Nepal’s robust debt carrying capacity masks a vulnerable darker side.
The growth in public debt has not correspondingly resulted in policy reforms that enhance domestic productivity, competitiveness, and economic growth. Over the first half of the fiscal, for example, approximately 85 percent of development assistance (loans and grants) were allocated to roads, governance, and energy. Across these segments, it is hard to find meaningful reforms.
On roads, for instance, increased expenditures have not translated into kilometres on the ground. Transport costs and connectivity constraints continue to impair trade and commerce. On governance, the nexus between the state and contractors has hardened. Accountability, and transparency have degenerated. A large part of road construction budget goes to local governments, where planning, design, oversight, and fiduciary control nearly absent. Nepal’s marquee road project, the fast track, is being led by the army—really, what more is there to say!
The story about the energy sector is the same. Money has merely amplified the government’s monopoly in the sector. Donors have whitewashed the challenges in the sector, mistaking the government’s unrealistically ambitious plans as signs of opportunities. This is a sector is deep distress, where reform efforts to increase consumption, diversify energy sources, export electricity, enhance energy security, and integrate private sector have stalled.

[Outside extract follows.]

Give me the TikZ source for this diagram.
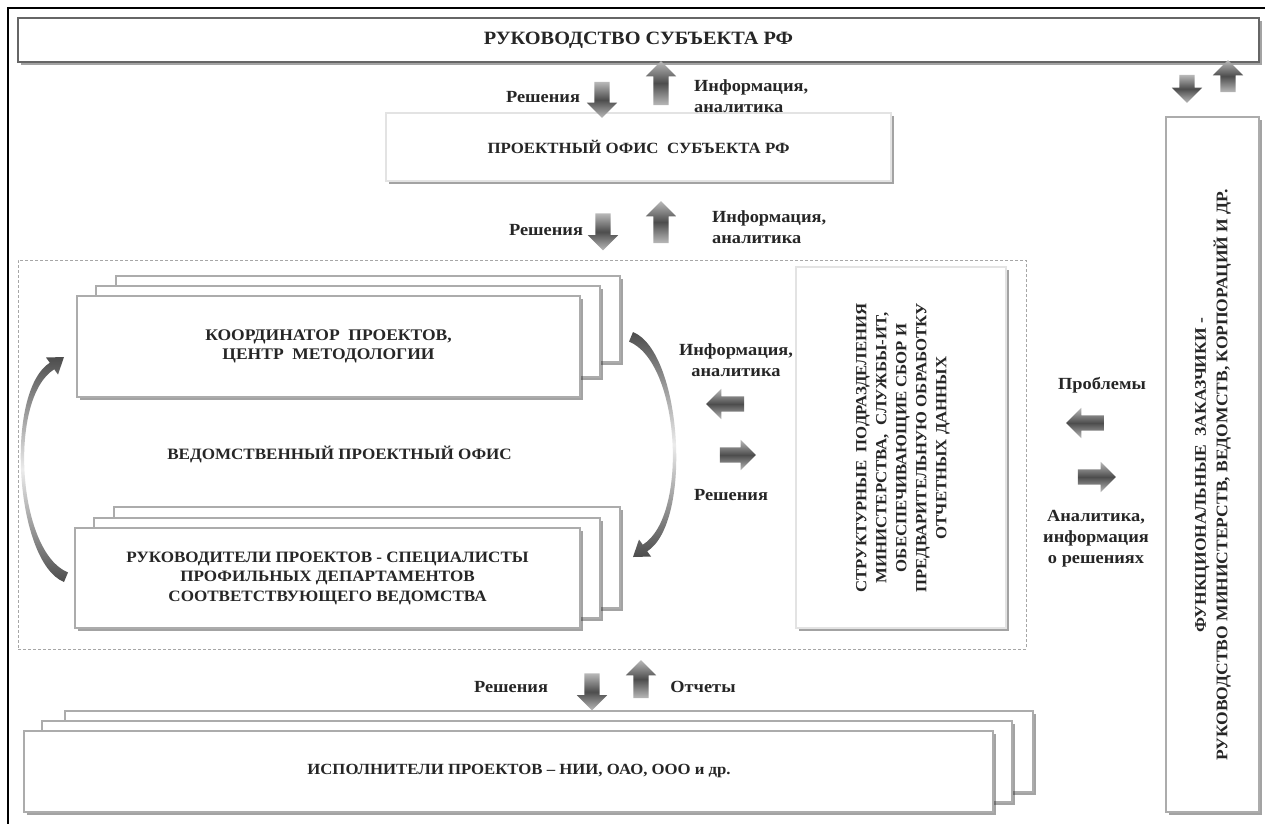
\documentclass[tikz,border=0pt]{standalone}
\usepackage{fontspec}
\setmainfont{Liberation Serif}[FakeStretch=1.08]
\usetikzlibrary{shapes.arrows,shadows,fit}

% block arrow: name, centre, direction (deg), length
\newcommand\blockarrow[4]{\node[barrow, rotate=#3, minimum height=#4pt] (#1) at #2 {};}

\tikzset{
  % tapered curved arrow between the two stacked panels on the left
  crescent/.pic={
    \path[top color=black!70, bottom color=black!70, middle color=gray!15]
      (64,582) .. controls (15,562) and (4,392) .. (49.8,362.7)
      -- (46,357.5) -- (64,357) -- (58,374.5) -- (54.2,369.3)
      .. controls (8,398) and (17,552) .. (68,572.4) -- cycle;
  }
}

\begin{document}
\begin{tikzpicture}[x=1pt,y=-1pt,
  softshadow/.style={drop shadow={shadow xshift=2.5pt,shadow yshift=-2.5pt,opacity=0.45,fill=black!80}},
  panel/.style={draw=gray!65, line width=1.4pt, fill=white, inner sep=0pt, softshadow},
  softpanel/.style={panel, draw=gray!22},
  ptext/.style={text=black!85, align=center, inner sep=0pt},
  boxfont/.style={ptext, font=\fontsize{15.8pt}{19.5pt}\selectfont\bfseries},
  lbl/.style={text=black!85, font=\fontsize{17pt}{21pt}\selectfont\bfseries, inner sep=0pt},
  vtext/.style={ptext, rotate=90},
  barrow/.style={single arrow, draw=none, inner xsep=0pt, inner ysep=7.5pt, minimum width=30pt,
    single arrow head extend=7.5pt, top color=gray!55, bottom color=gray!55, middle color=black!70},
]
\useasboundingbox (0,0) rectangle (1265,823);
\fill[white] (0,0) rectangle (1265,823);

% outer frame
\draw[line width=2.5pt] (8,840) -- (8,8) -- (1280,8);

% top level
\node[panel, draw=black!60, line width=2.5pt, fit={(18,18)(1259,62)}] (lead) {};
\node[ptext, font=\fontsize{18.8pt}{22pt}\selectfont\bfseries] (leadtxt) at (lead.center)
  {РУКОВОДСТВО СУБЪЕКТА РФ};

% regional project office
\node[softpanel, fit={(386,113)(891,181)}] (office) {};
\node[ptext, font=\fontsize{15.6pt}{19pt}\selectfont\bfseries] (officetxt) at (office.center)
  {ПРОЕКТНЫЙ ОФИС\ \ СУБЪЕКТА РФ};

% departmental project office (dashed frame)
\node[draw=gray!70, line width=0.8pt, dash pattern=on 3pt off 2pt, inner sep=0pt,
  fit={(18,260)(1026,649)}] (dept) {};
\node[boxfont] (depttxt) at (339.5,454) {ВЕДОМСТВЕННЫЙ ПРОЕКТНЫЙ ОФИС};

% coordinator stack
\node[panel, fit={(116,276)(620,362)}] (coordC) {};
\node[panel, fit={(96,286)(600,377)}] (coordB) {};
\node[panel, fit={(77,296)(580,397)}] (coord) {};
\node[boxfont, font=\fontsize{16.2pt}{19.5pt}\selectfont\bfseries] (coordtxt) at (coord.center)
  {КООРДИНАТОР\ \ ПРОЕКТОВ,\\ЦЕНТР\ \ МЕТОДОЛОГИИ};

% project managers stack
\node[panel, fit={(114,507)(620,608)}] (mgrC) {};
\node[panel, fit={(94,518)(600,618)}] (mgrB) {};
\node[panel, fit={(75,528)(580,628)}] (mgr) {};
\node[boxfont] (mgrtxt) at (mgr.center)
  {РУКОВОДИТЕЛИ ПРОЕКТОВ - СПЕЦИАЛИСТЫ\\ПРОФИЛЬНЫХ ДЕПАРТАМЕНТОВ\\СООТВЕТСТВУЮЩЕГО ВЕДОМСТВА};

% structural units
\node[softpanel, fit={(796,267)(1006,628)}] (units) {};
\node[vtext, font=\fontsize{15.5pt}{20pt}\selectfont\bfseries] (unitstxt) at (903,448)
  {СТРУКТУРНЫЕ\ \ ПОДРАЗДЕЛЕНИЯ\\МИНИСТЕРСТВА,\ \ СЛУЖБЫ-ИТ,\\ОБЕСПЕЧИВАЮЩИЕ СБОР И\\ПРЕДВАРИТЕЛЬНУЮ ОБРАБОТКУ\\ОТЧЕТНЫХ ДАННЫХ};

% functional customers
\node[panel, fit={(1166,117)(1259,812)}] (clients) {};
\node[vtext, font=\fontsize{16.2pt}{21.5pt}\selectfont\bfseries] (clientstxt) at (1213,475)
  {ФУНКЦИОНАЛЬНЫЕ\ \ ЗАКАЗЧИКИ -\\РУКОВОДСТВО МИНИСТЕРСТВ, ВЕДОМСТВ, КОРПОРАЦИЙ И ДР.};

% contractors stack
\node[panel, fit={(65,711)(1033,792)}] (execC) {};
\node[panel, fit={(42,721)(1012,802)}] (execB) {};
\node[panel, fit={(24,731)(993,812)}] (exec) {};
\node[ptext, font=\fontsize{15.5pt}{18pt}\selectfont\bfseries] (exectxt) at (519,771)
  {ИСПОЛНИТЕЛИ ПРОЕКТОВ – НИИ, ОАО, ООО и др.};

% block arrows
\blockarrow{a1d}{(602,96)}{-90}{36}
\blockarrow{a1u}{(661,87)}{90}{44}
\blockarrow{a2d}{(603,228)}{-90}{37}
\blockarrow{a2u}{(661,226)}{90}{42}
\blockarrow{a3d}{(592,688)}{-90}{37}
\blockarrow{a3u}{(641,683)}{90}{38}
\blockarrow{a4d}{(1187,85)}{-90}{28}
\blockarrow{a4u}{(1228,80)}{90}{32}
\blockarrow{m1l}{(729,404)}{180}{38}
\blockarrow{m1r}{(734,455)}{0}{36}
\blockarrow{m2l}{(1089,423)}{180}{38}
\blockarrow{m2r}{(1093,477)}{0}{38}

% curved arrows inside the departmental office
\pic at (0,0) {crescent};
\pic[rotate around={180:(348.5,457)}] at (0,0) {crescent};

% labels
\node[lbl] (r1) at (543,97) {Решения};
\node[lbl, anchor=west, align=left] (i1) at (694,96) {Информация,\\аналитика};
\node[lbl] (r2) at (546,230) {Решения};
\node[lbl, anchor=west, align=left] (i2) at (712,227) {Информация,\\аналитика};
\node[lbl, align=center] (i3) at (736,360) {Информация,\\аналитика};
\node[lbl] (r3) at (731,495) {Решения};
\node[lbl] (p1) at (1102,385) {Проблемы};
\node[lbl, align=center] (a1) at (1096,539) {Аналитика,\\информация\\о решениях};
\node[lbl] (r4) at (511,687) {Решения};
\node[lbl] (o1) at (703,687) {Отчеты};
\end{tikzpicture}
\end{document}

Without policy reforms that enhance domestic productivity and competitiveness, how will Nepal repay its public debt? Its tax base is already heavily reliant on consumption expenditures, which accounts for approximately 60 percent of all revenues. The tax base growth is slowing down, declining from an annual growth of about 70 percent five years ago to near zero this year. All of this puts additional burden on remittances from Nepalis working abroad that are now the only real income source available to finance debt. The social costs of relying on remittances to repay debt and finance the economy are staggering.
The government’s access to public debt, particularly external borrowing, without having to deliver on reforms has also magnified the importance of political power. The government is the only game in town. The nature of debt and development funding is, in part, enabling this. Appropriately 85 percent of development assistance (loans and grants) is now channelled through the government’s budget. In just two years, between 2018 and now, the portion of donors’ budgetary support doubled to 30 percent.
Channelling development investments almost entirely through government budgets would be fine if governments were selecting enough productive projects or undertaking meaningful reforms. But they are not. The ability to sustain patronage through projects financed by public debt has intensified political rivalry and marginalized change-makers seeking to build pressure for reforms.
Even the wealthiest gamblers will eventually go broke if they continue to place senseless bets. Financing debt without adequate policy reforms is a bit like financing the gambler. Nepal’s external lenders must ensure that their loans are meaningfully employed to enhance productivity, competitiveness, and growth.